Macy’s declines in importance. Tip of the iceberg.
Tom Dougherty, CEO – Stealing Share
25 November 2016
It’s only a matter of time
Macy’s declines in market share and revenue because department stores are holding onto a model of the market that no longer meets the needs of shoppers. (Read a new article on Macy’s and Sears Store Closings) Competition is everywhere and shoppers have more choices than ever. All too often, these choices seem better than the traditional department store model.(Read a market study of the retail market here)
Many of the brands that stores like Macy’s rely on for magnetism (attracting shoppers into the store) have recognized that the worm has turned and are pulling their brands form the retailers. Like Coach, for example. Even Michael Kors has decided not to play the game anymore and has asked retailers to stop couponing and discounting their products.
“I think you can see a corollary to Macy’s declines in the periodical market back in the late 60s.”
Macy’s declines can be predicted by looking at the world of magazines
I think you can see a corollary to Macy’s declines in the periodical market back in the late 60s. All businesses naturally seek economies and the broad-based and horizontal magazines like Look and Life found it increasingly difficult to attract advertising dollars. Advertisers learned that it was more effective to spend their dollars in vertical publications that mined the exact consumer they hoped to influence.
The magazine world learned a lesson in focus and these once heralded magazines folded up and went away. Meanwhile, there was a rise in vertical publication advertising because, if you wanted to sell bird seed, it was smarter to buy a small add in Bird Lover magazine then spend for greater subscription numbers in Life magazine.
Today’s world is about focus
It was all about focus. It still is.
Today’s shopper is accustomed to laser-like focus. Some retailers even specialize in clothing of a particular color or style. Others specialize in a demographic segment or price point. At the end of the day, shoppers are placing a premium on their time.
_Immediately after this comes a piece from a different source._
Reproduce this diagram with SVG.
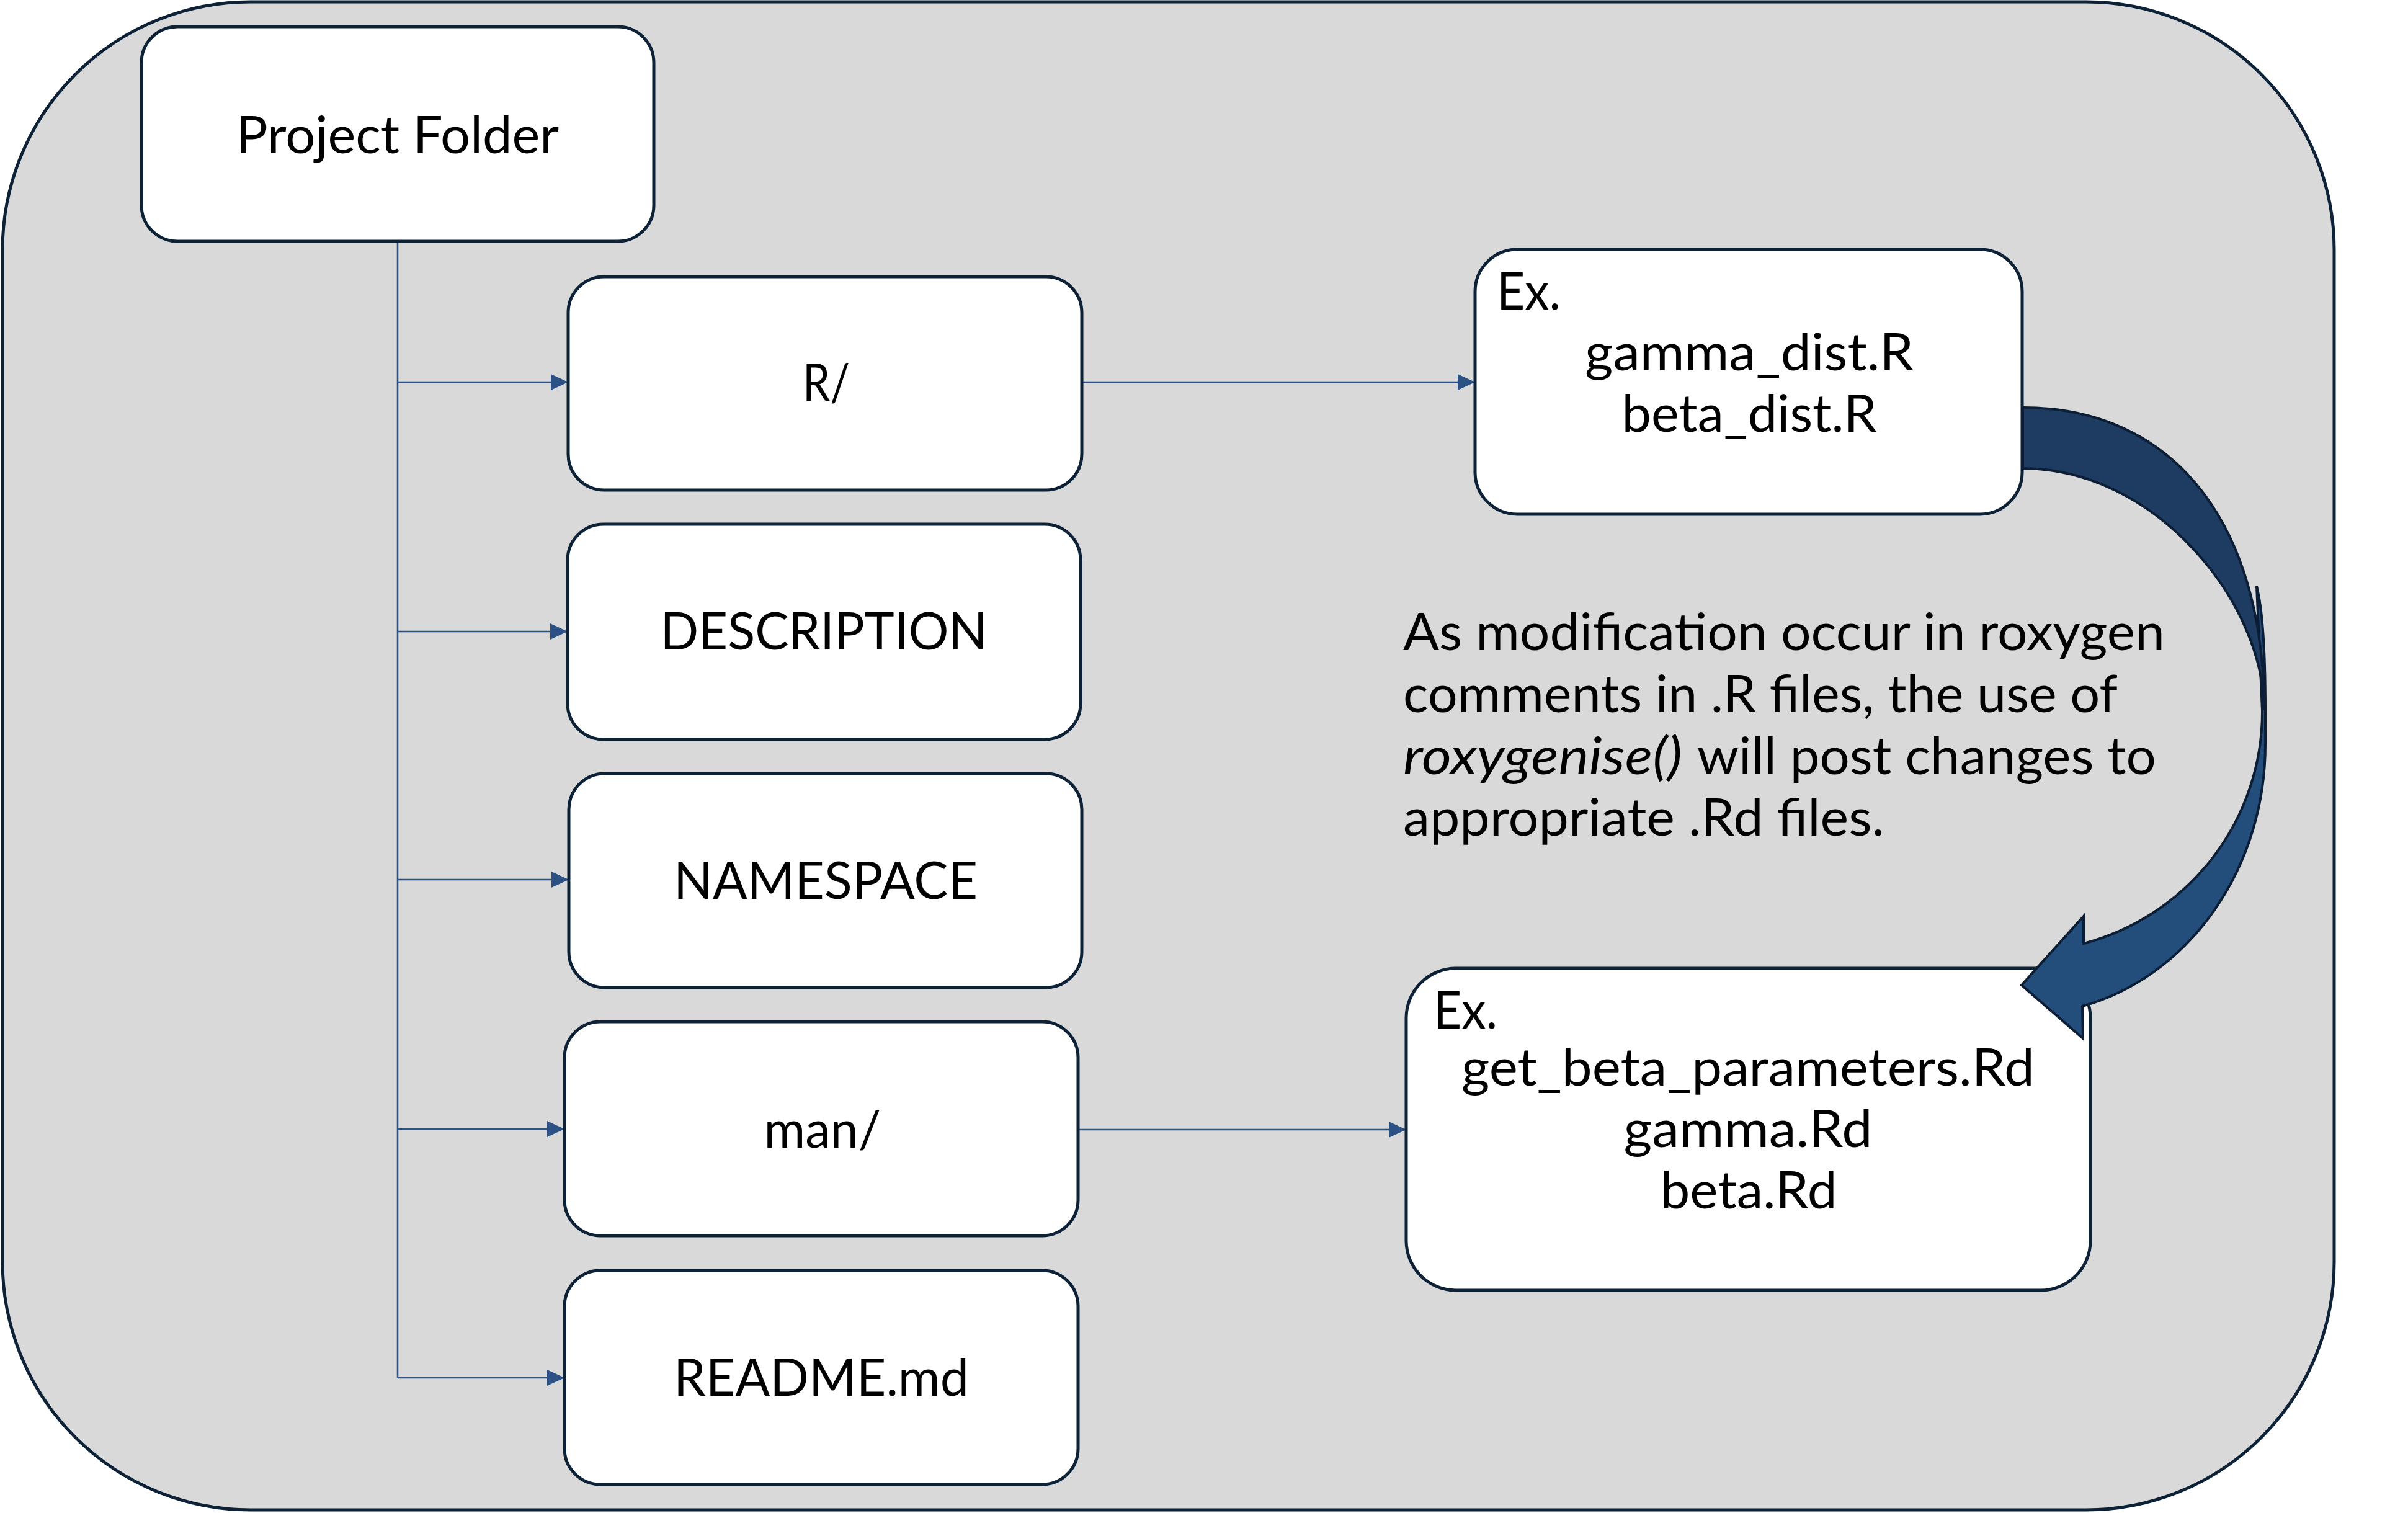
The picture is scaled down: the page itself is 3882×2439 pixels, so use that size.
<svg xmlns="http://www.w3.org/2000/svg" width="3882" height="2439" viewBox="0 0 3882 2439">
  <style>
    .frame { fill: #d9d9d9; stroke: #0d2137; stroke-width: 5; }
    .box { fill: #ffffff; stroke: #0d2137; stroke-width: 5; }
    .lbl { font-family: "Lato", "Noto Sans", sans-serif; font-size: 84px; fill: #000000; }
    .mid { text-anchor: middle; }
    .conn { fill: none; stroke: #2b5185; stroke-width: 2.5; }
    .back { fill: #1e3b62; stroke: #0b1e35; stroke-width: 4; stroke-linejoin: miter; }
    .front { fill: #234d7b; stroke: #0b1e35; stroke-width: 4; stroke-linejoin: miter; }
  </style>
  <defs>
    <marker id="ah" viewBox="0 0 28 26" refX="28" refY="13" markerWidth="28" markerHeight="26" markerUnits="userSpaceOnUse" orient="auto">
      <path d="M0 0 L28 13 L0 26 Z" fill="#2b5185"/>
    </marker>
  </defs>

  <rect id="container" class="frame" x="4" y="3" width="3759" height="2431" rx="400" ry="400"/>

  <g id="connectors">
    <line class="conn" x1="641" y1="389" x2="641" y2="2221"/>
    <line class="conn" x1="641" y1="616" x2="916" y2="616" marker-end="url(#ah)"/>
    <line class="conn" x1="641" y1="1018" x2="915" y2="1018" marker-end="url(#ah)"/>
    <line class="conn" x1="641" y1="1418" x2="917" y2="1418" marker-end="url(#ah)"/>
    <line class="conn" x1="641" y1="1820" x2="910" y2="1820" marker-end="url(#ah)"/>
    <line class="conn" x1="641" y1="2221" x2="910" y2="2221" marker-end="url(#ah)"/>
    <line class="conn" x1="1744" y1="616" x2="2378" y2="616" marker-end="url(#ah)"/>
    <line class="conn" x1="1738" y1="1821" x2="2267" y2="1821" marker-end="url(#ah)"/>
  </g>

  <g id="project-folder">
    <rect class="box" x="228" y="43" width="826" height="346" rx="58" ry="58"/>
    <text class="lbl mid" x="641" y="247" textLength="520" lengthAdjust="spacingAndGlyphs">Project Folder</text>
  </g>

  <g id="r-dir">
    <rect class="box" x="916" y="446" width="828" height="344" rx="58" ry="58"/>
    <text class="lbl mid" x="1332" y="646" textLength="76" lengthAdjust="spacingAndGlyphs">R/</text>
  </g>

  <g id="description">
    <rect class="box" x="915" y="845" width="827" height="347" rx="58" ry="58"/>
    <text class="lbl mid" x="1328" y="1047" textLength="527" lengthAdjust="spacingAndGlyphs">DESCRIPTION</text>
  </g>

  <g id="namespace">
    <rect class="box" x="917" y="1247" width="827" height="345" rx="58" ry="58"/>
    <text class="lbl mid" x="1331" y="1449" textLength="490" lengthAdjust="spacingAndGlyphs">NAMESPACE</text>
  </g>

  <g id="man-dir">
    <rect class="box" x="910" y="1647" width="828" height="345" rx="58" ry="58"/>
    <text class="lbl mid" x="1326" y="1850" textLength="189" lengthAdjust="spacingAndGlyphs">man/</text>
  </g>

  <g id="readme">
    <rect class="box" x="910" y="2048" width="828" height="345" rx="58" ry="58"/>
    <text class="lbl mid" x="1324" y="2250" textLength="476" lengthAdjust="spacingAndGlyphs">README.md</text>
  </g>

  <g id="r-files">
    <rect class="box" x="2378" y="402" width="882" height="427" rx="68" ry="68"/>
    <text class="lbl" x="2413" y="499" textLength="103" lengthAdjust="spacingAndGlyphs">Ex.</text>
    <text class="lbl mid" x="2820" y="597" textLength="530" lengthAdjust="spacingAndGlyphs">gamma_dist.R</text>
    <text class="lbl mid" x="2820" y="696" textLength="411" lengthAdjust="spacingAndGlyphs">beta_dist.R</text>
  </g>

  <g id="rd-files">
    <rect class="box" x="2267" y="1561" width="1103" height="519" rx="80" ry="80"/>
    <text class="lbl" x="2311" y="1658" textLength="103" lengthAdjust="spacingAndGlyphs">Ex.</text>
    <text class="lbl mid" x="2818" y="1750" textLength="924" lengthAdjust="spacingAndGlyphs">get_beta_parameters.Rd</text>
    <text class="lbl mid" x="2818" y="1849" textLength="401" lengthAdjust="spacingAndGlyphs">gamma.Rd</text>
    <text class="lbl mid" x="2819" y="1948" textLength="285" lengthAdjust="spacingAndGlyphs">beta.Rd</text>
  </g>

  <g id="note">
    <text class="lbl" x="2262" y="1048" textLength="1228" lengthAdjust="spacingAndGlyphs">As modification occur in roxygen</text>
    <text class="lbl" x="2262" y="1148" textLength="1152" lengthAdjust="spacingAndGlyphs">comments in .R files, the use of</text>
    <text class="lbl" y="1248"><tspan x="2262" font-style="italic" textLength="450" lengthAdjust="spacingAndGlyphs">roxygenise()</tspan><tspan x="2736" textLength="740" lengthAdjust="spacingAndGlyphs">will post changes to</tspan></text>
    <text class="lbl" x="2262" y="1347" textLength="776" lengthAdjust="spacingAndGlyphs">appropriate .Rd files.</text>
  </g>

  <g id="curved-arrow">
    <path class="front" d="M3638 945 Q3652 1000 3652 1145 L3652 1200 A390 435 0 0 1 3357 1622 L3358 1674 L3259 1588 L3359 1477 L3359 1521 A386 386 0 0 0 3647 1145 Z"/>
    <path class="back" d="M3261 657 C3503 657 3650 842 3650 1145 C3650 970 3474 755 3261 755 Z"/>
  </g>
</svg>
Wondering through a department store to locate only what you are looking for seems like a fool’s errand.
Times are different and the desire for greater focus will remain for quite some time… until a broad nostalgia for the experience of bygone times surfaces. Macy’s declines and Belks’ failures can’t wait that long. My suggestion is to split off the departments as separate brands and run them independently. It’s how you retain value for your shareholders but asks for great pain from the traditional department stores in the transition.
Those retailers won’t do it. They will stick their heads in the sand and maybe invite a new branding initiative. (Like Belks did. It got a new logo with no new meaning and no new customers from the effort.) That initiative will be confusing and without new and improved brand meaning.